“Gece evi yakacaktın bir daha uyanık ol!..”

Cerrâhzâde’nin talebesi anlatır: “Gece mum yaktım ve direğin üzerine koydum. Uyuyakalmışım…”

 

 

 

Cerrâhzâde Muslihuddîn Efendi Osmanlı velîlerindendir. 901 (m. 1495) senesinde Edirne’de doğdu. Orada zamanının âlimlerinden aklî ve naklî ilimleri tahsil etti.  Daha sonra  büyük velî Abdürrahîm el-Müeyyedî’nin sohbetine kavuşup ondan feyiz aldı. Edirne’deki Şeyh Şücâeddîn dergâhında vazîfelendirildi. Birçok talebe yetiştirdi. 983 (m. 1575) senesinde Edirne’de vefât etti.  

 

Molla Muhyiddîn Ahî-zâde anlatır:

 

Edirne’de Atîk Medresesi’nde müderris idim. Benim yanıma bir derviş geldi. “Sana bir müjdem var. Ancak ailem ve çocuklarımın nafakası yok. Bir şey vereceğini umarak geldim” dedi. Ondan neyi müjdeleyeceğini sordum: “Sen, büyük vezîr Rüstem Paşa’nın Hayrabolu’da yaptırdığı medresede müderris olacaksın. Haber sana filan saat gelecek” dedi. Onun geleceğe dâir vermiş olduğu habere inanmadım. Herhangi bir şey de vermeden geri gönderecektim. Sonra bu haberin nereden çıktığını ve onun kim olduğunu sordum. “Ben, Şeyh Muslihuddîn Cerrâhzâde’nin sevenlerindenim.

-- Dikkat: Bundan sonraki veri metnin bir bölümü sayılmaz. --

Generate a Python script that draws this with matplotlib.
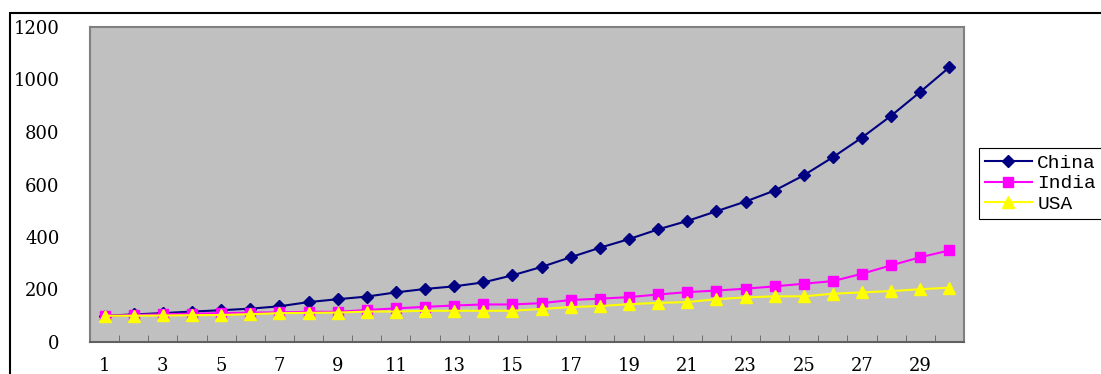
import matplotlib.pyplot as plt
from matplotlib.patches import Rectangle
import numpy as np

years = np.arange(1, 31)
china = [100, 105, 110, 116, 121, 127, 136, 152, 163, 173,
         189, 202, 212, 227, 254, 286, 323, 359, 392, 429,
         461, 498, 535, 577, 635, 704, 779, 862, 953, 1047]
india = [100, 103, 106, 108, 110, 112, 113, 115, 115, 122,
         128, 134, 139, 143, 143, 148, 160, 165, 171, 181,
         190, 196, 203, 212, 222, 232, 260, 292, 323, 349]
usa = [100, 100, 101, 102, 103, 106, 110, 111, 112, 116,
       116, 119, 119, 119, 119, 126, 133, 137, 144, 149,
       152, 163, 170, 174, 174, 184, 189, 194, 201, 207]
tick_labels = [str(i) for i in range(1, 31, 2)]


def main():
    fig = plt.figure(figsize=(11.01, 3.74), dpi=100)
    W, H = 1101, 374
    # outer chart-area border (cropped on right and bottom)
    fig.patches.append(Rectangle((10 / W, -0.1), 1.2, 1 - 13 / H + 0.1,
                                 transform=fig.transFigure, fill=False,
                                 edgecolor='black', linewidth=1.5))
    ax = fig.add_axes([90 / W, 1 - 342 / H, (964 - 90) / W, (342 - 27) / H])
    ax.set_facecolor('#C0C0C0')

    ax.plot(years, china, color='#000080', marker='D', markersize=6,
            linewidth=1.5, label='China')
    ax.plot(years, india, color='#FF00FF', marker='s', markersize=7,
            linewidth=1.5, label='India')
    ax.plot(years, usa, color='#FFFF00', marker='^', markersize=8,
            linewidth=1.5, label='USA')

    ax.set_xlim(0.5, 30.5)
    ax.set_ylim(0, 1200)
    ax.set_yticks(np.arange(0, 1201, 200))
    ax.set_xticks(np.arange(1, 31, 2), labels=tick_labels)
    ax.set_xticks(np.arange(0.5, 31, 1), minor=True)

    for lab in ax.get_xticklabels() + ax.get_yticklabels():
        lab.set_family('DejaVu Serif')
        lab.set_fontsize(13)
    ax.tick_params(axis='x', which='major', length=0, pad=11)
    ax.tick_params(axis='x', which='minor', direction='in', length=5,
                   color='#606060')
    ax.tick_params(axis='y', length=0, pad=22)

    for s in ax.spines.values():
        s.set_color('#808080')
        s.set_linewidth(1.5)
    ax.spines['bottom'].set_color('#606060')

    leg = ax.legend(loc='center left', bbox_to_anchor=(979 / W, 1 - 183.5 / H),
                    bbox_transform=fig.transFigure, borderaxespad=0,
                    frameon=True, fancybox=False,
                    edgecolor='black', framealpha=1, handlelength=2.4,
                    handletextpad=0.3, borderpad=0.3, labelspacing=0.15,
                    prop={'family': 'Liberation Mono', 'size': 14})
    leg.get_frame().set_linewidth(0.8)

    plt.savefig('out.png', dpi=100)


if __name__ == '__main__':
    main()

Aile fertlerimin çok olduğunu, fakir olduğumu ve borçlarımı ödemekte sıkıntı çektiğimi ona arz ettim. Bana buyurdu ki: “Bu gece Resûlullahı (aleyhisselâm) rüyâmda gördüm. Bana Molla Muhyiddîn’in Atîk Medresesinden, Rüstem Paşa Medresesi’ne naklolacağını haber verdi” buyurdu. Bu haber Cerrâhzâde hazretlerine filân gün filân saatte ulaştı. Ben sizi bilmediğim ve tanımadığım hâlde size gönderdi. Bu haberi müjdele, umulur ki, size yardım eder ve bazı sıkıntılarınızı giderir” buyurdu. Onun emrine uyarak bu maksatla size geldim” dedi. Bundan sonra onun getirdiği habere inandım…

 

Ona bir şeyler verdim. “Eğer senin dediğin gibi olursa, başka şeyler de veririm. Bazı zarurî ihtiyâçlarını gidermeyi söz veriyorum” dedim…

 

Derviş yanımdan gitmişti. Ben olur mu olmaz mı diye tereddüt ederken, onun müjdelediği husûs, bildirdiği zamanda bana haber verildi.

 

     ***

 

Onun talebelerinden Osman Rûmî anlatır: “Bir gece mum yaktım. Onu odama getirip, direğin üzerine koydum, işime başladım. Uyuyakalmışım. Mum bitmiş, onun ateşinden direk yanmış, neredeyse oda da yanmak üzereyken uyandım, ateşi söndürdüm. Allahü teâlâya şükrettim… Bu hâli kimse bilmiyordu ve kimseye de anlatmamıştım. Sabah olunca, hocam Cerrâhzâde’nin sohbet meclisinde idim; bana; “Neredeyse evi yakacaktın. Bir daha böyle yapma. Uyanık ol. Bu işini gizli tut” buyurdu.